Does Broadway at Memorial Auditorium signal a new normal in Chattanooga?

Photo courtesy of Chris Bennion and Jeremy Daniel / The cast from "Hairspray" performs "You Can't Stop the Beat" in a previous performance of Broadway at the Tivoli. The Tivoli Foundation hopes to be able to start landing even bigger Broadway shows.

The Tivoli Foundation's 2021-2022 season comes with some significant changes, and they represent some very exciting news regardless of whether you're a fan of big theater productions or not.

This year for the first time, all of the shows will be produced in Memorial Auditorium instead of the Tivoli Theatre. The basic reason for the change is the entire Tivoli Center - which includes the 1,700-seat venue and the offices, dressing rooms and rehearsal spaces next door - will be undergoing a major renovation starting in January or February.

When finished, the center will have space for numerous arts organizations, new bathrooms and concession areas, and elevators for easier theater access for people with disabilities. There will also be a rooftop bar and event space.

Organizers made the decision to move everything to Memorial for several reasons.
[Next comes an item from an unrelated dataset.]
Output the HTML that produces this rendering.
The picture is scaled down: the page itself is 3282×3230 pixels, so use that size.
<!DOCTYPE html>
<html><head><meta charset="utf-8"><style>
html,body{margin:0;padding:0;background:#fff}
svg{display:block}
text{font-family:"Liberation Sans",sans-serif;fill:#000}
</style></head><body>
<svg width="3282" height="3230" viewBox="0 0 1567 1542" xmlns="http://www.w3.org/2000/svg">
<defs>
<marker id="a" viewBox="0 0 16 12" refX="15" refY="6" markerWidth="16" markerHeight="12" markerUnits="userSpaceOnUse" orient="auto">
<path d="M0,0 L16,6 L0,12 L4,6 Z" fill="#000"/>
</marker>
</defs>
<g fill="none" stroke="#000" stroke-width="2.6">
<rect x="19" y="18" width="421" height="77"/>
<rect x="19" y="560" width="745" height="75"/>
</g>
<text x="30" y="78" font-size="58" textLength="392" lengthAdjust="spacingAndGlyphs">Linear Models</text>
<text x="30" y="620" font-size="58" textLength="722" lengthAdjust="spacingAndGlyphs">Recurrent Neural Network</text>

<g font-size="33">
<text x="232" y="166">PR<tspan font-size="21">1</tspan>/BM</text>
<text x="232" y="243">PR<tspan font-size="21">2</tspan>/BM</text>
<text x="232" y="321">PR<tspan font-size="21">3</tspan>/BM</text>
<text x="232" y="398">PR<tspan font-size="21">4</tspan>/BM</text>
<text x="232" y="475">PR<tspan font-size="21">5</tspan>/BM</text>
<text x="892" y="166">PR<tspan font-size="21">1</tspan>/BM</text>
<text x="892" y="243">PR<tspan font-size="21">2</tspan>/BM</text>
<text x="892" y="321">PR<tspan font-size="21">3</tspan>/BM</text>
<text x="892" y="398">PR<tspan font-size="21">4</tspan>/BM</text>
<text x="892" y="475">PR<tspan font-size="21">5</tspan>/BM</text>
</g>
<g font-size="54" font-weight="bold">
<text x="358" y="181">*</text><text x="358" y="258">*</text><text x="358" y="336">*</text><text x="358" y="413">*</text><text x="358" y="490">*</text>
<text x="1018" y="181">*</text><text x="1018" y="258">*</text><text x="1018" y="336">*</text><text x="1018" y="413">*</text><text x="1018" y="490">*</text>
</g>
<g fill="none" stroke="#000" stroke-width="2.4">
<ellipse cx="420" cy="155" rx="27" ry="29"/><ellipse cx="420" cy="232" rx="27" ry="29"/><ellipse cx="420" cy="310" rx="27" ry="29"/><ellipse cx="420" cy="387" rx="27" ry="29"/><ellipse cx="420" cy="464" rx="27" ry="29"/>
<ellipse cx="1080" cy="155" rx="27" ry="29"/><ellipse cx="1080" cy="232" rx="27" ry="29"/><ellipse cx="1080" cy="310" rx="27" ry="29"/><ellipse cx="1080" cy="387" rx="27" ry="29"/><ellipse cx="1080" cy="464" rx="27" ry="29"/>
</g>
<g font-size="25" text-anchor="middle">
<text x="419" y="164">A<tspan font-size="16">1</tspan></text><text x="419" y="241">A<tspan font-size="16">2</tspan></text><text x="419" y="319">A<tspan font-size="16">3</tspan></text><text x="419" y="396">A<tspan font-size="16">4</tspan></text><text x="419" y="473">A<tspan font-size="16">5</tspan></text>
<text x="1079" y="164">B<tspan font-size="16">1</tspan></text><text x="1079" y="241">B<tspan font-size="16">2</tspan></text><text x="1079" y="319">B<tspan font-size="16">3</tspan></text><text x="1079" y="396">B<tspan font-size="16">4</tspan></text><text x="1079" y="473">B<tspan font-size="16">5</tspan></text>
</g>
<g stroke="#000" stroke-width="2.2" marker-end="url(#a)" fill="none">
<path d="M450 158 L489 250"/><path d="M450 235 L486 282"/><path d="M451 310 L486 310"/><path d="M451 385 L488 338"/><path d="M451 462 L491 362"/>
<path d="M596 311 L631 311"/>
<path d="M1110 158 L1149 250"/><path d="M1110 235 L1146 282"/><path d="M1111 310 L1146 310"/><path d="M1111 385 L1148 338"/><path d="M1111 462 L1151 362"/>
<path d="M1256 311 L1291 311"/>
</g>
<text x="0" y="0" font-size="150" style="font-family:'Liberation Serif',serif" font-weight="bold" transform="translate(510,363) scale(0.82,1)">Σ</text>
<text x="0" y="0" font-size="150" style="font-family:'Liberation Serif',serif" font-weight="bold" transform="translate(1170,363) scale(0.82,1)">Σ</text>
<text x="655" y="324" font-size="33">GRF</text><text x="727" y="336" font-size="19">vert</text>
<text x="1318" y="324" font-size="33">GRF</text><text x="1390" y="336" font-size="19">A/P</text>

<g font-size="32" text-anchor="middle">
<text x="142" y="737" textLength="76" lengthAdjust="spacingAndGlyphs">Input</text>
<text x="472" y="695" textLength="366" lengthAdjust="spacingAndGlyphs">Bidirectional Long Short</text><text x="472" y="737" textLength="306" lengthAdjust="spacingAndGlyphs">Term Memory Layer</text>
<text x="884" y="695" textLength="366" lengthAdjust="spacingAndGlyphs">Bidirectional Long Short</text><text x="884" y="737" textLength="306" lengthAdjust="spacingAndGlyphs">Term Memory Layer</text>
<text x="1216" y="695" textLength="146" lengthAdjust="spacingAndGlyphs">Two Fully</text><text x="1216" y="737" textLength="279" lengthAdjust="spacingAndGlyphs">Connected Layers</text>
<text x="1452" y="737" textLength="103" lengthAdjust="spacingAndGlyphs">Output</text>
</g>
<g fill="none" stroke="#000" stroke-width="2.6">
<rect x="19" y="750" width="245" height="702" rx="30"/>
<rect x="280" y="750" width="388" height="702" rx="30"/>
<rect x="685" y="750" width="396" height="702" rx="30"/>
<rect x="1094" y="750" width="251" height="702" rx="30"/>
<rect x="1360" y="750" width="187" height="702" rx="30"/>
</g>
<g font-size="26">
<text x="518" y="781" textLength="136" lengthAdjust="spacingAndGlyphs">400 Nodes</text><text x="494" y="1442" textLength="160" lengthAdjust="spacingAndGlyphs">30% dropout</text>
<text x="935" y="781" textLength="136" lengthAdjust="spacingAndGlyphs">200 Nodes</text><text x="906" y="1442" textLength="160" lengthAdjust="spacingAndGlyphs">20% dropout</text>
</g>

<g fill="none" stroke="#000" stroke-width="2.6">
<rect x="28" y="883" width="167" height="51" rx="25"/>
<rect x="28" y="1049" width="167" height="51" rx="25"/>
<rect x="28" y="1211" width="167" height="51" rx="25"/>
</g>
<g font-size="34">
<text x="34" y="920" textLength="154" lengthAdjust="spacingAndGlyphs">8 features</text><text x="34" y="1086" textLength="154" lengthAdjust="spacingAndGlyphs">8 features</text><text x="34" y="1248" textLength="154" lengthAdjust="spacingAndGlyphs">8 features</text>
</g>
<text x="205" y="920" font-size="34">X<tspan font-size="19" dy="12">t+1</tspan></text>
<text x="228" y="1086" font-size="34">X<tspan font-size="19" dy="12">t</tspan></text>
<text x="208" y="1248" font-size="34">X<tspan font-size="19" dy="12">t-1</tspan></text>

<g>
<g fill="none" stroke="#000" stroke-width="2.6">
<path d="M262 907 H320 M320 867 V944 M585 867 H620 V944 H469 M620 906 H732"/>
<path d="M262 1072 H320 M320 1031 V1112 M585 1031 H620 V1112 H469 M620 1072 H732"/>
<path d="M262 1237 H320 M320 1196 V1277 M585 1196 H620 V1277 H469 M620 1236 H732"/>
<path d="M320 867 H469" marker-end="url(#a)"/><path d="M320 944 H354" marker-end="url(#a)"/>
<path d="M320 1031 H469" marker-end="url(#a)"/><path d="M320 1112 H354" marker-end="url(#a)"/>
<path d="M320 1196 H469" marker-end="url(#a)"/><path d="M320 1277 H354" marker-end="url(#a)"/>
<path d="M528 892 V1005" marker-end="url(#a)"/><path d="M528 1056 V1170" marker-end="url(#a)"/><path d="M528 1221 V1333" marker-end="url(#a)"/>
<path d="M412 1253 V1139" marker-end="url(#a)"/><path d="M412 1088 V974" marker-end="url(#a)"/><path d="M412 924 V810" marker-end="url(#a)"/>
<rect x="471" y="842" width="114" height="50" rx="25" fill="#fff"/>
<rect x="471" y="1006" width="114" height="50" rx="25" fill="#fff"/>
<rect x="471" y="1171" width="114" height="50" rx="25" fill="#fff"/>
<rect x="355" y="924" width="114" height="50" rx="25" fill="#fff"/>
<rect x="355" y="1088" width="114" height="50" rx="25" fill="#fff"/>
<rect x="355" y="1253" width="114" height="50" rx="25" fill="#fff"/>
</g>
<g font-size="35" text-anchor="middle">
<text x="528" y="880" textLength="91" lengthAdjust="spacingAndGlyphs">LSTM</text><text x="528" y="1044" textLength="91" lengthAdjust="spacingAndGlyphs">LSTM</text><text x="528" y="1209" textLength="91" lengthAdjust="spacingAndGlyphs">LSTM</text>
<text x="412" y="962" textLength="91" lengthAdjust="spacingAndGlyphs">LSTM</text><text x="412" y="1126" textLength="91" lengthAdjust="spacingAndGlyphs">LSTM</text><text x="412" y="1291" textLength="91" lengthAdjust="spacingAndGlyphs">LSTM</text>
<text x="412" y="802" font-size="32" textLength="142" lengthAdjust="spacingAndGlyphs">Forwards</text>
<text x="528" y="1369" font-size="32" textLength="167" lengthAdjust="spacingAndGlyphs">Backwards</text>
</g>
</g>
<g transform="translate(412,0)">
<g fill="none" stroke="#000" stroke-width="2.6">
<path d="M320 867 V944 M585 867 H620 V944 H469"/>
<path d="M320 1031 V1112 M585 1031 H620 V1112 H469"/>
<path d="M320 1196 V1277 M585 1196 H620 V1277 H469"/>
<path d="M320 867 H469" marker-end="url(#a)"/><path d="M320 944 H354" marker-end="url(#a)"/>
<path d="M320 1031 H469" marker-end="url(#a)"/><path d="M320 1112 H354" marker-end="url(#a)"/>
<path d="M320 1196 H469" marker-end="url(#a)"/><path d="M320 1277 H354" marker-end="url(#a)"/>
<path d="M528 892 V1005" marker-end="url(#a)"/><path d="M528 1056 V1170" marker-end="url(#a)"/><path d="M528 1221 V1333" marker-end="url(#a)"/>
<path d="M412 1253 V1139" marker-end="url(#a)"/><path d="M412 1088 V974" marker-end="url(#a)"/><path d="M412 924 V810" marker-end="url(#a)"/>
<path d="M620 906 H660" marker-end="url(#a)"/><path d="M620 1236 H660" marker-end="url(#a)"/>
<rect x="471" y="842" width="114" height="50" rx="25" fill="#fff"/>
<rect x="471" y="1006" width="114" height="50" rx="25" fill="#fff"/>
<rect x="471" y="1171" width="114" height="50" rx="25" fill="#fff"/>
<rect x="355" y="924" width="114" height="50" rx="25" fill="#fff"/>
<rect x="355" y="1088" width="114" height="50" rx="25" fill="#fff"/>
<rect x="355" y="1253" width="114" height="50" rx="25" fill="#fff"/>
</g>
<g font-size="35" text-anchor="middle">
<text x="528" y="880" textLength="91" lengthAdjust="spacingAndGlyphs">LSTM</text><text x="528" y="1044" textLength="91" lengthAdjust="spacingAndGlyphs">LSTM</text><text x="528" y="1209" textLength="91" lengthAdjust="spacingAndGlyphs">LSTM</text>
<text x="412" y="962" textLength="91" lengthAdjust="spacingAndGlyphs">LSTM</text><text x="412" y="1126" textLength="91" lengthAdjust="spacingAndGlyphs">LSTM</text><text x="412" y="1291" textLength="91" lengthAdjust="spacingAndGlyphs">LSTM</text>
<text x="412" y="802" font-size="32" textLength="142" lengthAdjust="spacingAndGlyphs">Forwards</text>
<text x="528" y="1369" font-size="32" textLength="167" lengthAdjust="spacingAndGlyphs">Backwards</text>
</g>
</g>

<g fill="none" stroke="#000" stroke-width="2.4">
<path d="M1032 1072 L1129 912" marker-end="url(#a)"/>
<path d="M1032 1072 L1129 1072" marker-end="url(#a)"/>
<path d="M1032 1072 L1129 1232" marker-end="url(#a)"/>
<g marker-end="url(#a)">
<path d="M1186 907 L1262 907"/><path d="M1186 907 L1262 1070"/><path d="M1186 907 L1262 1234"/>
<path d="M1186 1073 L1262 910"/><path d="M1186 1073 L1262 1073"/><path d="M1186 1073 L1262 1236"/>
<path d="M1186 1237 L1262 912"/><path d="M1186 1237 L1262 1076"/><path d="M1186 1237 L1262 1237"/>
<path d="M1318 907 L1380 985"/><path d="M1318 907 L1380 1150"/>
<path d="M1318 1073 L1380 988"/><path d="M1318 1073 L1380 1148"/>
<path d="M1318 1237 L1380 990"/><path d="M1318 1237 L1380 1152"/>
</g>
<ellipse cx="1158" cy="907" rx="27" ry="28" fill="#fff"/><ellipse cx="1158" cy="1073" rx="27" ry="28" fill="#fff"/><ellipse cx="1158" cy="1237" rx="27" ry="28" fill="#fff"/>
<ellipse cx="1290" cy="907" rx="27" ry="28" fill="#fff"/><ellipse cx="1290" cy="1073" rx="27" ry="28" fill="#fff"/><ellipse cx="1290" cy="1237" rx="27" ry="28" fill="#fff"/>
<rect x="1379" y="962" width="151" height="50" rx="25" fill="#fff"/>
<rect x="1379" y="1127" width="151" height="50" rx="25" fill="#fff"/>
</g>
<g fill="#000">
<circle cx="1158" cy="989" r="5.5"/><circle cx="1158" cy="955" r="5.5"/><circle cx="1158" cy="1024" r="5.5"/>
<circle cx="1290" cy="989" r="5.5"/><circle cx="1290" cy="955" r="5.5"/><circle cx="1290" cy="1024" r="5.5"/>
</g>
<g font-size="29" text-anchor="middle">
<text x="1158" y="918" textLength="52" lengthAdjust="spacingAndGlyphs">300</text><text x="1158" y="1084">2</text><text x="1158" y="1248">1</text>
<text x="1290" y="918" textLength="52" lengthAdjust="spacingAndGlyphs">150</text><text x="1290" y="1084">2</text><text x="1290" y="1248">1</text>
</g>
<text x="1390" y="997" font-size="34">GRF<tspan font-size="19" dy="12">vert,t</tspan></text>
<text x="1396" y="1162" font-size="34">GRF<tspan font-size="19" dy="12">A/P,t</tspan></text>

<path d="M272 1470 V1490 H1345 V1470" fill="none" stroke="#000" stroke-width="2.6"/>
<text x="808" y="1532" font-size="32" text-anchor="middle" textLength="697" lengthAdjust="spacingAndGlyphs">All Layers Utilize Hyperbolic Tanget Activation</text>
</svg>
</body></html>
First, according to foundation Executive Director Nick Wilkinson, it just made sense to keep things consistent, but also, Memorial and the smaller Walker Theatre inside have undergone quite a bit of renovation work of their own since last welcoming visitors. The concession areas have been updated and a huge curtain was purchased which will allow staff to close off the balcony, reducing capacity to 2,200 seats from 3,800.

Utilizing the curtain should create a more intimate feeling for shows that don't need the full capacity. Nothing kills the ambiance of a great show like an empty-feeling room.

And, new equipment has been installed to improve soundproofing in the building so that shows can be produced in both theaters on the same night.

Wilkinson also says the hope is that having the shows there this season preps Broadway fans for if and when the Tivoli Foundation is able to book really huge shows like "Wicked" and "The Lion King." The foundation has spent five years branding the series as Broadway at the Tivoli, he says, but this move "lays the groundwork as we continue to expand and have bigger and better seasons."

Until work begins on the Tivoli complex, shows will be produced there, as well. Currently, the Bobby Stone Film Festival dominates the calendar, but live music events including two Black Jacket Symphony shows and concerts by Theo Von, The Monkees, Patty Griffin and Ashley McBryde are scheduled for September and October.